Fernandez starting to pay off

SIDELIGHT

April 30, 1994|By Tom Keegan | Tom Keegan,Sun Staff Writer

SEATTLE -- The Orioles guaranteed left-hander Sid Fernandez $9 million over three seasons in hopes that he would stabilize their rotation and give them a solid No. 3 starter to back aces Mike Mussina and Ben McDonald.

Three starts and one victory into his Orioles career, Fernandez has fit the job description.

Fernandez, limited to less than three innings by shoulder bursitis during spring training, has improved in each of his starts for the Orioles, who went into last night's game against Seattle at the Kingdome with baseball's most rested bullpen.

Fernandez allowed three hits in 8 1/3 innings, getting the decision in the Orioles' 4-2 win over California that extended their winning streak to four games.

Going into the opener of a three-game series against the Mariners, the Orioles had used their bullpen to face two hitters in the past three games. Lee Smith faced them both and earned his 11th save.

Jim Poole, the only left-hander in the Orioles' bullpen, was not used Thursday in Anaheim for the fourth game in a row. He pitched in seven of the nine games before that. Right-hander Alan Mills appeared in six games during a nine-game stretch, then was not used the next three games, including Wednesday's.

Rookie Mike Oquist, recalled to Baltimore on Monday to replace demoted left-hander Brad Pennington, did not appear in his first four games on the roster and had not pitched in a game since starting for Triple-A Rochester last Friday. Long man Mark Williamson had his seventh consecutive day of inactivity Thursday. Mark Eichhorn, who has averaged 55 appearances in his nine-year career, did not appear for the fourth straight day.

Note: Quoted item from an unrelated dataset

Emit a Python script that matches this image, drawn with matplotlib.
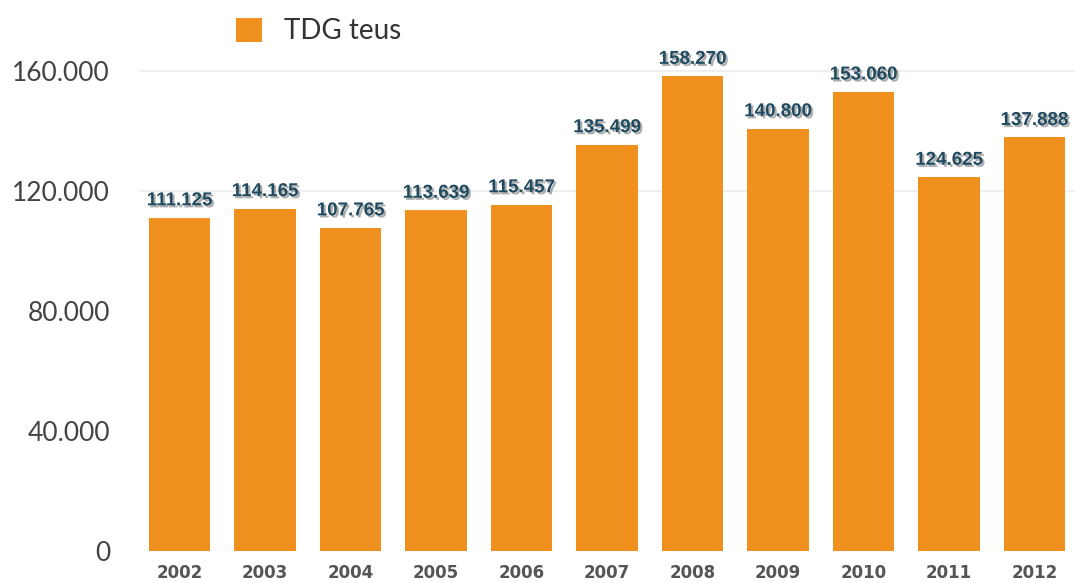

"That's the way it always goes in this game," Orioles pitching coach Dick Bosman said. "It seems you either can't get your pitchers enough rest or you can't get them enough work. You never have that balance."

Given the choice, Bosman prefers the recent trend.

It was clear all night Thursday that Fernandez would give the bullpen another light night.

The Angels didn't get many smooth swings off Fernandez (1-0, 2.29 ERA), who allowed bases-empty home runs to Chili Davis and Chad Curtis and a bunt single to Curtis, walked two and struck out five. Fifteen outs came in the air.

The Angels looked particularly helpless against Fernandez's slow curve.

"He wasn't throwing as hard as I remember him throwing with the Mets, but his curve was better," said California manager Buck Rodgers, who saw Fernandez many times when managing Montreal.

Fernandez faced the Angels one night after California reliever Scott Lewis hit Orioles catcher Chris Hoiles on the ear flap with a fastball. He did not retaliate.

"What do you want me to do, start a war?" Fernandez said. "What happened last night was last night. Today was today. I wasn't looking for revenge. I think getting the win was all the revenge we needed."

Fernandez has limited hitters to a .147 batting average in his American League career, not terribly surprising considering that the National League batted .204 against him, lowest in the major leagues among active pitchers. Seattle's Randy Johnson's .215 average was second in the majors coming into this season.

The Orioles' strong desire to acquire a starting pitcher was enhanced when Fernandez came down with bursitis in his left shoulder during spring training, an injury that forced him to open the season on the disabled list.

Given Fernandez's return, starting pitching no longer can be considered an area of much concern. Through 21 games, the Orioles (14-7) had more reason to be concerned about their bullpen.

The starters went 12-5 with a 4.13 ERA and average start of more than 6 2/3 innings. The bullpen was 2-2 with a 7.12 ERA and 11 saves in 12 opportunities.

The recent strong performance of the rotation had Fernandez comparing these Orioles to the 1986 and 1988 New York Mets, for whom Fernandez pitched in the postseason.

"This team is very similar to those teams," Fernandez said. "We play hard every day and we have team players. [Rafael] Palmeiro, [Cal] Ripken, [Chris] Hoiles, the third baseman [Chris Sabo]. It's pretty much the same type of thing here as we had there. It would be tough to duplicate what we did in '86. I mean, we won 108 games. Nobody has done that since. But we have similar talent. Good pitching. A real tight unit."

Fernandez has no regrets about leaving the Mets, for whom he pitched for parts of 10 seasons.

"We parted on good terms," he said. "It wasn't a hostile thing. It was just time to move on for both sides."